* Stated task
Below are some records. Reproduce them exactly from their first line through the line with "inner sep=0pt] (E)", inclusive.

* Working data

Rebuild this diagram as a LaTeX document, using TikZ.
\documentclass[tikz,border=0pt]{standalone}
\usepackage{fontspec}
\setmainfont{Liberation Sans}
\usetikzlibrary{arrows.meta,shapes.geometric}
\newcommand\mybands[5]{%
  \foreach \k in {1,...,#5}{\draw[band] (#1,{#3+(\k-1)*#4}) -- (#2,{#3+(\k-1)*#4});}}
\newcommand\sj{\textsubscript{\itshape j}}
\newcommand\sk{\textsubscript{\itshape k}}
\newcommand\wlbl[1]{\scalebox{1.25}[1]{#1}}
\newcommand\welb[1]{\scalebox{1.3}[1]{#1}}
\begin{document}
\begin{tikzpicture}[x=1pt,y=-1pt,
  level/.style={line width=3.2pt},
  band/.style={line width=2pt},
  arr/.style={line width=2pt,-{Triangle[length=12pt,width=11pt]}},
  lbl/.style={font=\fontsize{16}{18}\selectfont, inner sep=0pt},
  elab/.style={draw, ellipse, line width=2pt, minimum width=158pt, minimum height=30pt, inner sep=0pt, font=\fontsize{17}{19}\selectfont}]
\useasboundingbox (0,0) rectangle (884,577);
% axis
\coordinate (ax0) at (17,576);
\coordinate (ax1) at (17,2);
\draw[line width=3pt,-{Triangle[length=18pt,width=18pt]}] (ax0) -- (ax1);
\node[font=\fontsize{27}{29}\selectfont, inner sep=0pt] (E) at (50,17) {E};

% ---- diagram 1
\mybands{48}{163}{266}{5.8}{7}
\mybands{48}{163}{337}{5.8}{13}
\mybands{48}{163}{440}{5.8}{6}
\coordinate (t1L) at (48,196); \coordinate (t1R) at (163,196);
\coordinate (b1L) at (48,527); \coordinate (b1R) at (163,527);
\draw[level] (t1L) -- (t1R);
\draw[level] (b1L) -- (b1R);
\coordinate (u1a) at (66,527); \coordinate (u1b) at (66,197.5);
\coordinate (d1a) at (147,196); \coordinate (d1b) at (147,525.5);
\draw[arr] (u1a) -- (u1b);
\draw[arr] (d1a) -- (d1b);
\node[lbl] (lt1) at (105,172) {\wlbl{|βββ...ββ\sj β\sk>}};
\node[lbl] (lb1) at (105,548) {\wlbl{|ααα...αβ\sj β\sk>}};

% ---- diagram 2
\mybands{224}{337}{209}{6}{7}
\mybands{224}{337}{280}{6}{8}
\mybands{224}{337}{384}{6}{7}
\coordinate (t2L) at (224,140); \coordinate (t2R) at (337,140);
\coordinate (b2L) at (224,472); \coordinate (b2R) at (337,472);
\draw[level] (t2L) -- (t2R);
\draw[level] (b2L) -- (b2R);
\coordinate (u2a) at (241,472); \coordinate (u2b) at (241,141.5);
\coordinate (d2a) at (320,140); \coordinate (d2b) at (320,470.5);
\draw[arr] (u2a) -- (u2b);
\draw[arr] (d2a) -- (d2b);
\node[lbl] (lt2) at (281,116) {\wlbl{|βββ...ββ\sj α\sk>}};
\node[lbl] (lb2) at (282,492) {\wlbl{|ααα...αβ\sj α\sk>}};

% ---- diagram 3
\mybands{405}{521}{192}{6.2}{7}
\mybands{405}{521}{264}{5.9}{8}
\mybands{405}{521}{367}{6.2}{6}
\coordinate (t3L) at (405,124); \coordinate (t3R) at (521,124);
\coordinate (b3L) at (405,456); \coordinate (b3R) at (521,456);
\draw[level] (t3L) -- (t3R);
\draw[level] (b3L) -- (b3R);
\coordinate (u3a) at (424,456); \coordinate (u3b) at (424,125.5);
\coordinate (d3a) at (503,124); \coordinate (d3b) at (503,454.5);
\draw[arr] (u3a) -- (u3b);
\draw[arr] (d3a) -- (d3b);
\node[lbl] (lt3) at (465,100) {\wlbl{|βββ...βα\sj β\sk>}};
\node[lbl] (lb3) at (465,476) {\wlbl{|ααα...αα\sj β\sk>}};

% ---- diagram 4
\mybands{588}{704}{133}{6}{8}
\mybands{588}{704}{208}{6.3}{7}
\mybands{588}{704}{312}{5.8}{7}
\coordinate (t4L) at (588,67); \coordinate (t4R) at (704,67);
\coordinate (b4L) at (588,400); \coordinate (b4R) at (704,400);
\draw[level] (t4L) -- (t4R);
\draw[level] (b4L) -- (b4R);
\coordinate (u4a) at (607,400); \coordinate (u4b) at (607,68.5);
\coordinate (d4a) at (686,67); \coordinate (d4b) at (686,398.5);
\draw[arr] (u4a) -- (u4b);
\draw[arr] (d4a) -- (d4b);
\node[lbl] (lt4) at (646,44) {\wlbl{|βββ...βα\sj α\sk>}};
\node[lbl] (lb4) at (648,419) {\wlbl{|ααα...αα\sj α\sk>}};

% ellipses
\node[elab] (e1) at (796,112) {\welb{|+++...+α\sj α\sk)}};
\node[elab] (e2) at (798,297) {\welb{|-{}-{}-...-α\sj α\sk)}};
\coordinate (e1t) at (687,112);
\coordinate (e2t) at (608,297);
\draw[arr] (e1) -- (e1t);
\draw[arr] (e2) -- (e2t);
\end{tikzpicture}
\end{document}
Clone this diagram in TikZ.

* Result of the task
Rebuild this diagram as a LaTeX document, using TikZ.
\documentclass[tikz,border=0pt]{standalone}
\usepackage{fontspec}
\setmainfont{Liberation Sans}
\usetikzlibrary{arrows.meta,shapes.geometric}
\newcommand\mybands[5]{%
  \foreach \k in {1,...,#5}{\draw[band] (#1,{#3+(\k-1)*#4}) -- (#2,{#3+(\k-1)*#4});}}
\newcommand\sj{\textsubscript{\itshape j}}
\newcommand\sk{\textsubscript{\itshape k}}
\newcommand\wlbl[1]{\scalebox{1.25}[1]{#1}}
\newcommand\welb[1]{\scalebox{1.3}[1]{#1}}
\begin{document}
\begin{tikzpicture}[x=1pt,y=-1pt,
  level/.style={line width=3.2pt},
  band/.style={line width=2pt},
  arr/.style={line width=2pt,-{Triangle[length=12pt,width=11pt]}},
  lbl/.style={font=\fontsize{16}{18}\selectfont, inner sep=0pt},
  elab/.style={draw, ellipse, line width=2pt, minimum width=158pt, minimum height=30pt, inner sep=0pt, font=\fontsize{17}{19}\selectfont}]
\useasboundingbox (0,0) rectangle (884,577);
% axis
\coordinate (ax0) at (17,576);
\coordinate (ax1) at (17,2);
\draw[line width=3pt,-{Triangle[length=18pt,width=18pt]}] (ax0) -- (ax1);
\node[font=\fontsize{27}{29}\selectfont, inner sep=0pt] (E) at (50,17) {E};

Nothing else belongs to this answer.